Reinforced Block or Two Hand Block?

A common technique in Tang Soo Do, as well as other styles of karate, is something called Chun Kul Ssang Soo Mahk Ki.  This is loosely translated as two hand block in a front stance.  When I first learned this technique over 30 years ago, I was taught that it is a reinforced block rather than two separate blocks occurring simultaneously.

Two hand block - arms not touching
Two hand block – arms not touching
Two hand block - arms touching
Two hand block – arms touching

Many years later, the powers that be decided to teach it as a block with the two arms not touching, negating the reinforced concept.  There were still many in the Tang Soo Do community that taught it as a reinforced block, however.  I am sure there are many that still do.

I am not going to argue that one is right and the other is wrong.  In fact, I think there is a third option that seems more plausible.  More on that later though.

After years of science and engineering schooling, I couldn’t help seeing everyday things in terms of the physics behind them.  Since I spent a great deal of time training and teaching martial arts, I would think about the physics behind many of the things we do.

The two hand or reinforced block was one such technique.  The two hand block with the arms not touching is rather simple; it is just two blocks.  The reinforced block version with the arms touching is a different story.

Something never seemed right to me about the reinforced block.  Since the block originates from the hip and is executed in an inside to outside motion, it is logical to assume that the contact point of the block is the outside of the wrist.

Ready position
Two hand block chamber position
Two hand block final position

If you block with the outside of the wrist and reinforce it at the elbow, you are actually making the block weaker and less effective.  

We will assume that an effective block is one that stops the strike.  In that case, the net force will need to be zero,

Fnet = Fstrike + Fblock = 0

Let’s also assume that the center of rotation of the arm is equidistant from the wrist and to the elbow.

rwrist = relbow

If this is the case, a force at the wrist will result in an equal force at the elbow in the opposite direction.

Equal but opposite force occurs at the elbow

The same is true if you apply a force at the elbow.  There will be an equal force in the opposite direction at the wrist.  Reinforcing the block at the elbow will be the same as applying a force there.  You can see that this will take force away from the block, making it weaker.

Equal but opposite force occurs at the wrist when reinforcing at the elbow

In my opinion, if you truly wanted to reinforce a block using the outside of the wrist, it would be to reinforce on the inside of the wrist.  By doing this, you are applying a force in the exact opposite direction of the strike, thus helping the block. 

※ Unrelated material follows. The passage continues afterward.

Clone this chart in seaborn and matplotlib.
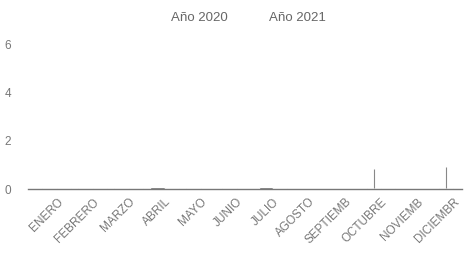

Alternate way of reinforcing a block – Bassai
Alternate way of reinforcing a block – Naihanchi
Reinforce block in exact opposite direction of strike

We have many examples of this type of movement in our forms such as Bassai and Nahainchi.

So, if the technique in question is not a reinforced block, what is it?  As I mentioned earlier, it could be two separate blocking techniques, one at the wrist and one to protect the solar plexus.  It seems a bit of a stretch and not very realistic to me.

What if the technique was not a block at all but a strike?  More specifically, a trapping motion with one hand and a strike with the other.  We see this type of strike in sparring occasionally.  It is certainly more prevalent in kung fu as well as Filipino martial arts.

An alternate theory of a two hand block’s purpose

So, you may be asking yourself, which is the correct interpretation?  The answer is…none of them and all of them.  We simply do not know.  The important thing is to have an open mind about the technique and to listen to all opinions.  You can then make an informed decision as to what seems like the best option to you.